I'm not looking to concatenate lists. I'm just wondering if there's a more Pythonic way to do this:

def merge(list1, list2):
  result = []
  result += list1
  if len(list2) > len(list1):
    result += list2[len(list1):]
  return result

so

a = [7,6,5,4,3,2,1]
b = [1,2,3,4,5,6,7,8,9,10] 
merge(a,b)
> [7,6,5,4,3,2,1,8,9,10] 

Note: I'm not sure if merge is the canonical term for what I'm trying to do here. Hopefully, it's clear what I'm asking though.

EDIT: I should have made it more clear, That code above does exactly what I want. I don't care about duplicates showing up. Basically,what I want is for all of the elements from the first list to be in the same positions in the resulting list, but I want the end of the resulting list to be padded with the elements corresponding to that index from the second list if the second list is bigger than the first list.

Here's another example:

a = [2,3,1,3,3,2]
b = [1,1,1,1,1,1,1,1,2,1,1]
merge(a,b)
 >  [2,3,1,3,3,2,1,1,2,1,1]
merge(b,a)
 >  [1,1,1,1,1,1,1,1,2,1,1]

Answer 1

a + b[len(a):] should do what you want regardless of the lengths of either list. [1][1:] evaluates to an empty list.
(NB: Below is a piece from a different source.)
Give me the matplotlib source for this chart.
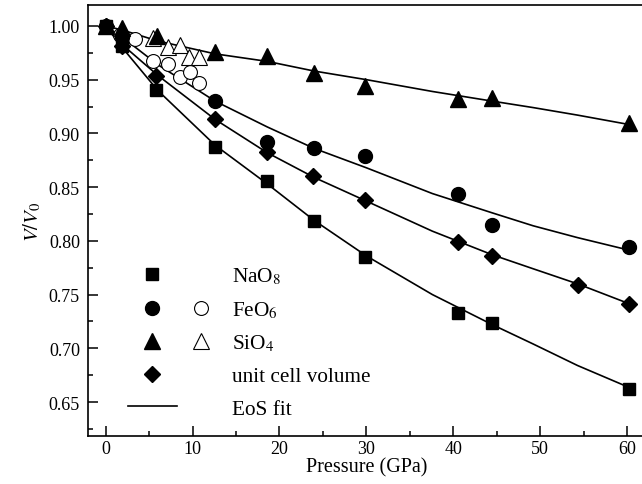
# V/V0 vs pressure, polyhedra and unit cell with EoS fits.

import matplotlib
matplotlib.use("Agg")
import matplotlib.pyplot as plt
from matplotlib.lines import Line2D
from matplotlib.legend_handler import HandlerTuple
from matplotlib.ticker import MultipleLocator

plt.rcParams["font.family"] = ["Liberation Serif", "DejaVu Serif"]
plt.rcParams["mathtext.fontset"] = "stix"

# --- data ---
p_na = [0.0, 1.9, 5.8, 12.6, 18.6, 24.0, 29.9, 40.6, 44.5, 60.2]
nao8 = [1.000, 0.981, 0.940, 0.887, 0.856, 0.818, 0.785, 0.733, 0.724, 0.662]

p_fe = [0.0, 1.9, 12.6, 18.6, 24.0, 29.9, 40.6, 44.5, 60.2]
feo6 = [1.000, 0.990, 0.930, 0.892, 0.886, 0.879, 0.844, 0.815, 0.794]

p_si = [0.0, 1.9, 5.9, 12.6, 18.6, 24.0, 29.9, 40.6, 44.5, 60.2]
sio4 = [1.000, 0.998, 0.991, 0.976, 0.972, 0.956, 0.944, 0.932, 0.933, 0.910]

p_cell = [0.0, 1.9, 5.8, 12.6, 18.6, 23.9, 29.9, 40.6, 44.5, 54.3, 60.2]
cell = [1.000, 0.981, 0.953, 0.913, 0.883, 0.860, 0.838, 0.799, 0.786, 0.759, 0.741]

p_open = [1.7, 3.4, 5.5, 7.2, 8.6, 9.7, 10.7]
feo6_open = [0.992, 0.988, 0.967, 0.965, 0.952, 0.957, 0.947]
p_open_si = [5.5, 7.2, 8.6, 9.6, 10.7]
sio4_open = [0.989, 0.980, 0.982, 0.971, 0.971]

# EoS fit curves
p_fit = [0.0, 2.0, 6.0, 12.6, 18.6, 24.0, 30.0, 37.6, 44.5, 49.2, 54.3, 60.4]
nao8_fit = [1.000, 0.979, 0.940, 0.889, 0.853, 0.819, 0.786, 0.750, 0.722, 0.704, 0.684, 0.663]
feo6_fit = [1.000, 0.989, 0.964, 0.930, 0.906, 0.886, 0.868, 0.844, 0.826, 0.814, 0.803, 0.791]
sio4_fit = [1.000, 0.996, 0.986, 0.974, 0.967, 0.958, 0.950, 0.939, 0.930, 0.924, 0.917, 0.908]
cell_fit = [1.000, 0.982, 0.954, 0.913, 0.882, 0.859, 0.837, 0.809, 0.787, 0.774, 0.760, 0.741]

fig = plt.figure(figsize=(6.42, 4.85), dpi=100)
ax = fig.add_axes([0.1374, 0.0981, 0.8664, 0.8885])

for fit in (nao8_fit, feo6_fit, sio4_fit, cell_fit):
    ax.plot(p_fit, fit, color="black", lw=1.2, zorder=1)

kw = dict(linestyle="none", color="black", zorder=3)
ax.plot(p_na, nao8, marker="s", ms=9, **kw)
ax.plot(p_fe, feo6, marker="o", ms=10, **kw)
ax.plot(p_si, sio4, marker="^", ms=11, **kw)
ax.plot(p_cell, cell, marker="D", ms=8.5, **kw)
ax.plot(p_open, feo6_open, marker="o", ms=10, mfc="white", mec="black", mew=0.8,
        linestyle="none", zorder=2)
ax.plot(p_open_si, sio4_open, marker="^", ms=11, mfc="white", mec="black", mew=0.8,
        linestyle="none", zorder=2)

ax.set_xlim(-2, 62)
ax.set_ylim(0.618, 1.019)
ax.xaxis.set_major_locator(MultipleLocator(10))
ax.xaxis.set_minor_locator(MultipleLocator(5))
ax.yaxis.set_major_locator(MultipleLocator(0.05))
ax.yaxis.set_minor_locator(MultipleLocator(0.025))
ax.tick_params(which="both", direction="in", top=False, right=False, labelsize=13)
ax.tick_params(which="major", length=7, width=1.1)
ax.tick_params(which="minor", length=3.5, width=1.1)
ax.tick_params(axis="x", which="major", pad=2.5)
ax.tick_params(axis="y", which="major", pad=6)
ax.yaxis.set_major_formatter(plt.FormatStrFormatter("%.2f"))
for s in ax.spines.values():
    s.set_linewidth(1.2)

ax.set_xlabel("Pressure (GPa)", fontsize=14.5, labelpad=0)
ax.set_ylabel(r"$V/V_0$", fontsize=15, labelpad=4)

blank = Line2D([], [], linestyle="none")
h_na = Line2D([], [], linestyle="none", marker="s", color="black", ms=9)
h_fe = Line2D([], [], linestyle="none", marker="o", color="black", ms=10)
h_fe_o = Line2D([], [], linestyle="none", marker="o", mfc="white", mec="black", ms=10, mew=0.8)
h_si = Line2D([], [], linestyle="none", marker="^", color="black", ms=11)
h_si_o = Line2D([], [], linestyle="none", marker="^", mfc="white", mec="black", ms=11, mew=0.8)
h_cell = Line2D([], [], linestyle="none", marker="D", color="black", ms=8.5)
h_fit = Line2D([], [], color="black", lw=1.2)

handles = [(h_na, blank), (h_fe, h_fe_o), (h_si, h_si_o), (h_cell, blank), (h_fit, blank)]
labels = [r"NaO$_8$", r"FeO$_6$", r"SiO$_4$", "unit cell volume", "EoS fit"]
ax.legend(handles, labels, handler_map={tuple: HandlerTuple(ndivide=None, pad=0)},
          loc="upper left", bbox_to_anchor=(128 / 642, 1 - 267 / 485),
          bbox_transform=fig.transFigure, frameon=False, fontsize=15.3,
          handlelength=4.6, handletextpad=0.3, labelspacing=0.6,
          borderpad=0, borderaxespad=0)

fig.savefig("out.png", dpi=100)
It's also guaranteed to make a new list that is independent of a and b.

Answer 2

You can use the list slicing if you don't care about the duplicates.

def merge(a, b):
    return a + b[len(a):]

Answer 3

You can add the first list with the filtered version of second list. You can use a list comprehension to loop over the items of b and keep the items that are not in a :

>>> a+[i for i in b if i not in a]
[7, 6, 5, 4, 3, 2, 1, 8, 9, 10]

Or you can use numpy:

>>> import numpy as np
>>> np.concatenate((a,np.setdiff1d(b,a)))
array([ 7,  6,  5,  4,  3,  2,  1,  8,  9, 10])